Boston’s offense should get a boost from Irving’s return to the lineup after missing Boston’s 89-80 loss to Philadelphia with a sore left shoulder.
And while it was just one game, Irving understands the challenge that lies ahead in getting Boston’s offense to play better and more consistently.
“We have very unique talents on this team,” Irving said. “When you’re trying to put that together and guys are coming back into the lineup and getting their rhythm still and guys are in and out sometimes … big picture, down the stretch, we’re going to need everyone to be on the same page.”
Marcus Morris has been one of the players who has been in and out of the Celtics lineup because of a sore left knee.
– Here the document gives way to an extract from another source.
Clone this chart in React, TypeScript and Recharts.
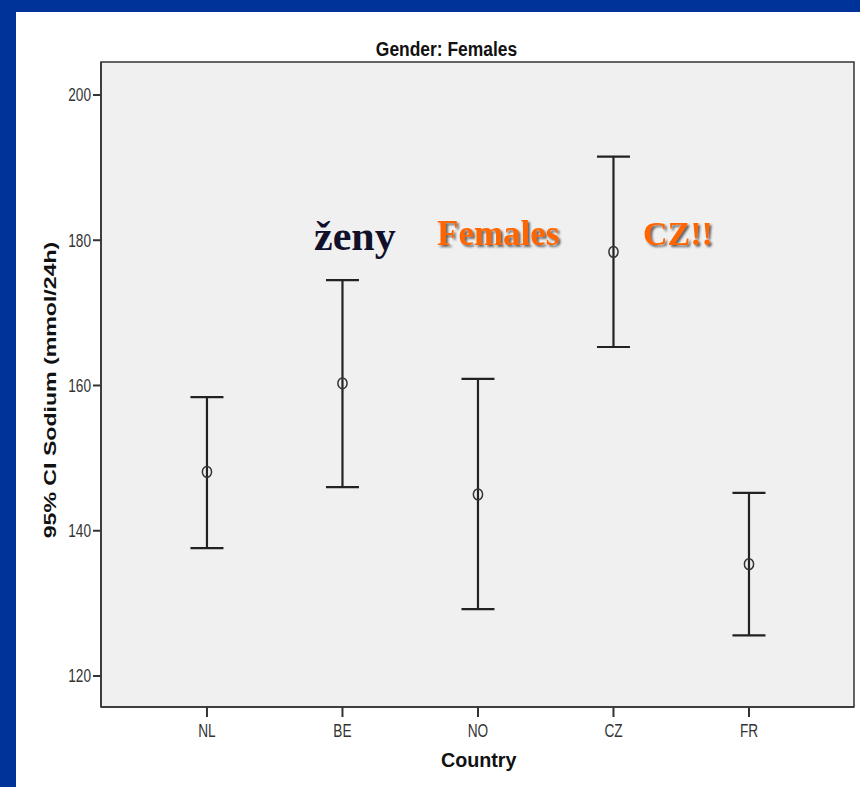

However, the schedule has eased up to where he’ll be able to play more games, for longer stretches.
He comes into today’s game having scored in double figures each of the last three games.
“I’m just trying to get healthy. I know what I can do,” Morris told NBC Sports Boston. “My confidence is always going to stay high, no matter if I miss or make shots.”
In the last three games, he has averaged 15.0 points while shooting 45.7 percent from the field.
While Morris’ play of late is promising, it doesn’t diminish the concern Boston should have for an offense that for the most part, has been sputtering this season.